LLegamos en Ferry desde el puerto de Palau, al norte de Cerdeña. Es la única manera de acceder para aquellos que no disponen de barco privado. El puerto ubicado en el mismo pueblo es un lugar con mucho encanto, arquitectura colonial y calles adoquinadas que conforman una fotografía muy especial.
El reclamo turístico de esta isla son sus maravillosas playas y también nuestro principal interés por el que recalar aquí. Nada más atracar miramos la meteo. Es importante conocer la dirección e intensidad del viento de una isla para así saber a qué zona ir y poder nadar en las aguas más tranquilas. Típica norma: Si sopla de sur, ir al norte y viceversa.

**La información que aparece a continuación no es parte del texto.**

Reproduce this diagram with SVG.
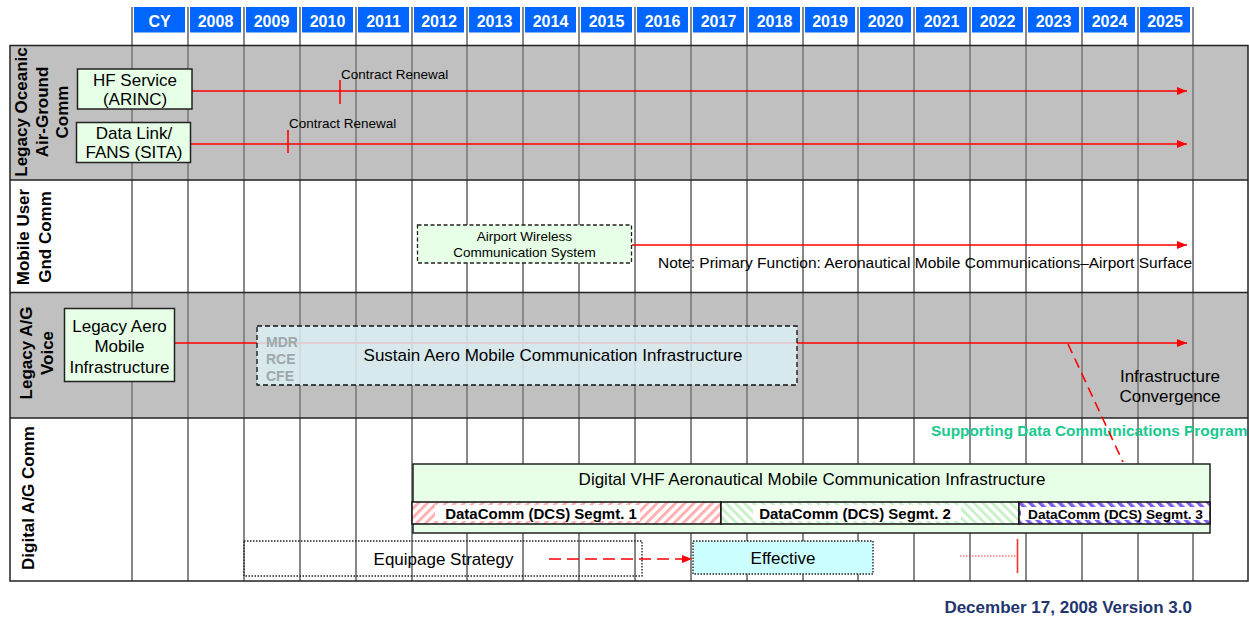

Caprera, isla colindante y accesible en coche mediante un puente artifical de tierra, es el paraje natural que esconde una de las sorpresas mejor guardadas de Cerdeña. Aquí nos encontramos con la Cala Coticcio, cuyo acceso requiere de las hablidades del mejor senderista (recomiendo llevar agua y calzado cómodo). Todas las guías de viaje califican esta playa como la mejor de la zona y a pesar de la dificultad del camino, el esfuerzo para llegar merece la pena.
Como apasionado del motor, no puedo dejar de destacar lo romántico que encuentro transitar por sus carreteras con las pequeñas joyas clásicas que me crucé por el camino. Como también sucede en Formentera, el Citroën Mehari o el Renault 4, son habituales en esta isla.